Data shown:
.....

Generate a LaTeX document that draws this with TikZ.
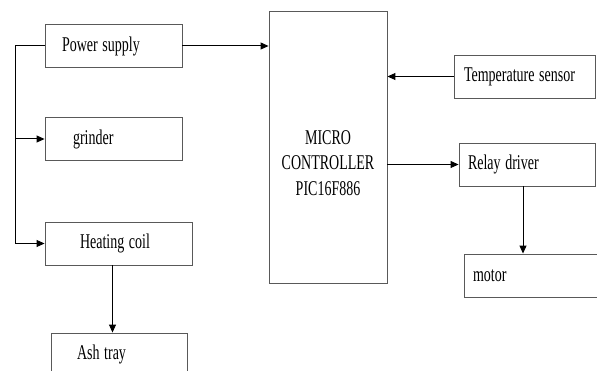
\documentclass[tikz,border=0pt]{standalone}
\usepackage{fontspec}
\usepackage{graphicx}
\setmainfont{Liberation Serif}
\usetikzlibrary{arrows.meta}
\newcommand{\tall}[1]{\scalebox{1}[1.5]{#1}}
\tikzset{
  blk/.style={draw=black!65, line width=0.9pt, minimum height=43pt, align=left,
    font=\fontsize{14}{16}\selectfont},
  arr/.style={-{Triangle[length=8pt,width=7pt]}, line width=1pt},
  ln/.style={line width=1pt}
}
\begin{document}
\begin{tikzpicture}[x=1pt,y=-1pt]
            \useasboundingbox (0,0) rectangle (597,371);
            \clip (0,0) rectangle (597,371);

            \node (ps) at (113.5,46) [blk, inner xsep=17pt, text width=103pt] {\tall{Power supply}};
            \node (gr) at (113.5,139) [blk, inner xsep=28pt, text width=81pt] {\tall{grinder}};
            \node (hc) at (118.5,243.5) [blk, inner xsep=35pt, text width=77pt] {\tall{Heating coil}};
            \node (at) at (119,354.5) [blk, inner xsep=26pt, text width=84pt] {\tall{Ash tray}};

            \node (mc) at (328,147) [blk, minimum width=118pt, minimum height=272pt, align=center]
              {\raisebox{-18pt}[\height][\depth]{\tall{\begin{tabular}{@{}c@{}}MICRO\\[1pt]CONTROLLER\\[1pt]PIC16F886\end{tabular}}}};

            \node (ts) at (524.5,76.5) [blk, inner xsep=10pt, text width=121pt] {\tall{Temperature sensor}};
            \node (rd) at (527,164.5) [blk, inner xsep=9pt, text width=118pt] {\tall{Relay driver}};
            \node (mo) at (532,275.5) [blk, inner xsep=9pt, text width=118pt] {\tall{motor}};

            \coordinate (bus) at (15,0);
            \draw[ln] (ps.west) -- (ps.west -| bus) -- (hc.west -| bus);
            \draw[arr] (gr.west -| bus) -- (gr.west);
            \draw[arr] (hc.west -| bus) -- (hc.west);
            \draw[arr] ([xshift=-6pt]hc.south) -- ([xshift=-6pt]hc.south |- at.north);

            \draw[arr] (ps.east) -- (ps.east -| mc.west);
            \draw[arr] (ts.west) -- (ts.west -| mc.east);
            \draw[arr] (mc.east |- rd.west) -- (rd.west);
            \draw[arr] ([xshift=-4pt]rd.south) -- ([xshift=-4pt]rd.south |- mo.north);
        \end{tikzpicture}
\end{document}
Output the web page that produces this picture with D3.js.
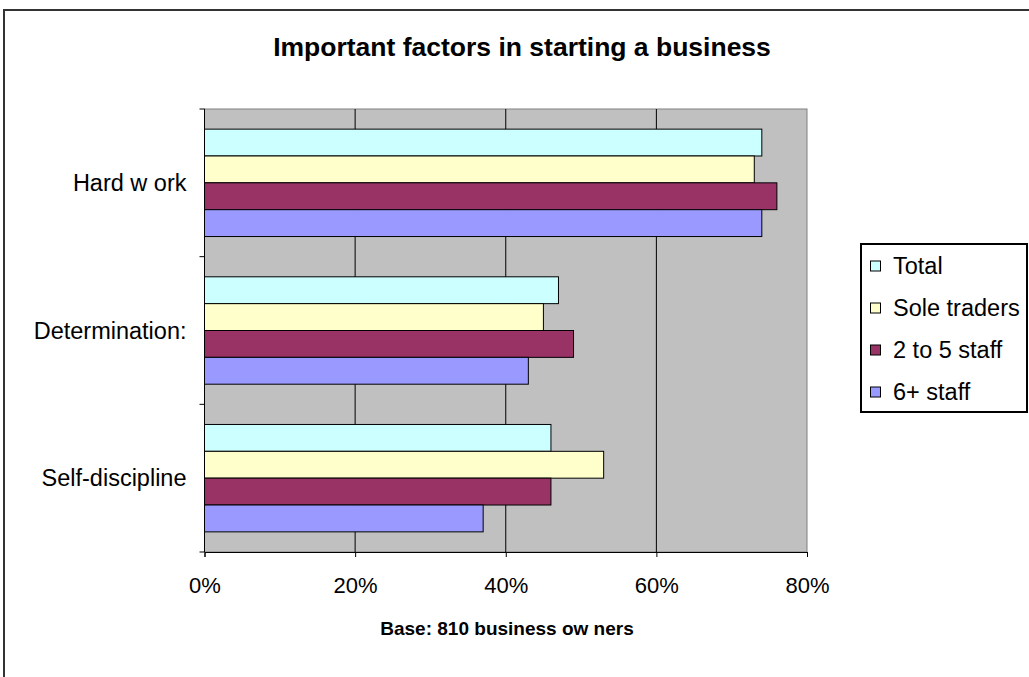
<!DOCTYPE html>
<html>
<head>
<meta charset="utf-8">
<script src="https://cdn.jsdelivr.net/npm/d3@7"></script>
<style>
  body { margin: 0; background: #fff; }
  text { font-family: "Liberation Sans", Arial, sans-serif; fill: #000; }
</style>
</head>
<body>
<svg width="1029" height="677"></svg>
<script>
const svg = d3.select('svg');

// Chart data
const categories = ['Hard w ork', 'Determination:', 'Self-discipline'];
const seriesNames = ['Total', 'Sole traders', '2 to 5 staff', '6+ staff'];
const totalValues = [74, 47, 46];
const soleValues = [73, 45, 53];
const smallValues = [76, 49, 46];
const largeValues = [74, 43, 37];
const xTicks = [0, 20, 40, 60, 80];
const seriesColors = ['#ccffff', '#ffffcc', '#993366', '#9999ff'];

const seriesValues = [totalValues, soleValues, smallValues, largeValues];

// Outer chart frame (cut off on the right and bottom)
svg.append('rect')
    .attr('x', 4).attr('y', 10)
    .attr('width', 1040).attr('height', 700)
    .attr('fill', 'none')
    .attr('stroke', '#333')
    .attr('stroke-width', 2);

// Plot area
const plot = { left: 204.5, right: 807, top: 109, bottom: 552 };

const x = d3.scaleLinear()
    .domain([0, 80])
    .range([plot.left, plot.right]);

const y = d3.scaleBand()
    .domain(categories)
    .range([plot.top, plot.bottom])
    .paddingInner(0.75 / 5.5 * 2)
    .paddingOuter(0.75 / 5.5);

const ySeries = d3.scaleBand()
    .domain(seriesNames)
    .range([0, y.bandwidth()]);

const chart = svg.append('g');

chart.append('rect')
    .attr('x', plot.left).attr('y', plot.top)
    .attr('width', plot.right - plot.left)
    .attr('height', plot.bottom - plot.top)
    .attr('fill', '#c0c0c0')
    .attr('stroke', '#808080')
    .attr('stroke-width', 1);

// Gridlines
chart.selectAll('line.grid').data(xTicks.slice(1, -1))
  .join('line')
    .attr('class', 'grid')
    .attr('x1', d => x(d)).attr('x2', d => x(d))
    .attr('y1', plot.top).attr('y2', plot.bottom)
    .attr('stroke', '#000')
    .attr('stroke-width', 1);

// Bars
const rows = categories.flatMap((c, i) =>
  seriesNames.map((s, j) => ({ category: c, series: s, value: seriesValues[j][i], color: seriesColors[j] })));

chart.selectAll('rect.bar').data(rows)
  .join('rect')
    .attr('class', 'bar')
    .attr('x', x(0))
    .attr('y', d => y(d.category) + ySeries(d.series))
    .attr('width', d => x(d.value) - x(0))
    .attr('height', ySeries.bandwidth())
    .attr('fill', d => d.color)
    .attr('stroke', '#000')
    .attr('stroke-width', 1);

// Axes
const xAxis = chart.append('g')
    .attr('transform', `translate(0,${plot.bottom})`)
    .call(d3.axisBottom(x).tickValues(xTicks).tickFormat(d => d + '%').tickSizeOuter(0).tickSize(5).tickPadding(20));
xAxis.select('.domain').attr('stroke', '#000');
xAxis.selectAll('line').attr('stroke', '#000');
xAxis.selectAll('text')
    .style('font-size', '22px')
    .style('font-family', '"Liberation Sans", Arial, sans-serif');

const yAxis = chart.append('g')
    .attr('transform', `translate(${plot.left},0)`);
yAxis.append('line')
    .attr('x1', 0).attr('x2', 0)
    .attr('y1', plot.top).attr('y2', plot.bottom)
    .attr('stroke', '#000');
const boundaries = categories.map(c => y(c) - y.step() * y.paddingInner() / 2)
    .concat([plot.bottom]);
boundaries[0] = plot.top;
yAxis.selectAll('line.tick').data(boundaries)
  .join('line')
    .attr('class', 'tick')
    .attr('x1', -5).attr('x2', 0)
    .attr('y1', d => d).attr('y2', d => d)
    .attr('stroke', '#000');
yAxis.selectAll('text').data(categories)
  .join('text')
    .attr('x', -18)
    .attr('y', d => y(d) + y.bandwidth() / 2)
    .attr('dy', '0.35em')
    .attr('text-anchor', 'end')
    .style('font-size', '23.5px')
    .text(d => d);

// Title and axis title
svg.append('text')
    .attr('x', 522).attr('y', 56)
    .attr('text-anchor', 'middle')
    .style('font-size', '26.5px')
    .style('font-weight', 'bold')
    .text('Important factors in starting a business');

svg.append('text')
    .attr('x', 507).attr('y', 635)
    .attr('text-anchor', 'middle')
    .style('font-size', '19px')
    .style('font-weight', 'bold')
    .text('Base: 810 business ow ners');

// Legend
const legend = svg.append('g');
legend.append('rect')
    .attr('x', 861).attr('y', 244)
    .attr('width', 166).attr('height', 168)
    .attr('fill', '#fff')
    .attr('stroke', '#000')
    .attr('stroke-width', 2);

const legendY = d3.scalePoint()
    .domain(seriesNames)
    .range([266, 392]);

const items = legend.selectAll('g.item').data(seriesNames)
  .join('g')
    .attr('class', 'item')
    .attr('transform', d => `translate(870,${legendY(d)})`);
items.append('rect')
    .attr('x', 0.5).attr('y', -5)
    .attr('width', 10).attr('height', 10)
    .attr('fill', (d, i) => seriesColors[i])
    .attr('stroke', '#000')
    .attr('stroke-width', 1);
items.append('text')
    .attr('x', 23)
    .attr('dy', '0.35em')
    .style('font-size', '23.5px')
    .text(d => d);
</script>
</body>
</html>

.....

Pull out every line containing "that".

Task response:
Generate a LaTeX document that draws this with TikZ.
Output the web page that produces this picture with D3.js.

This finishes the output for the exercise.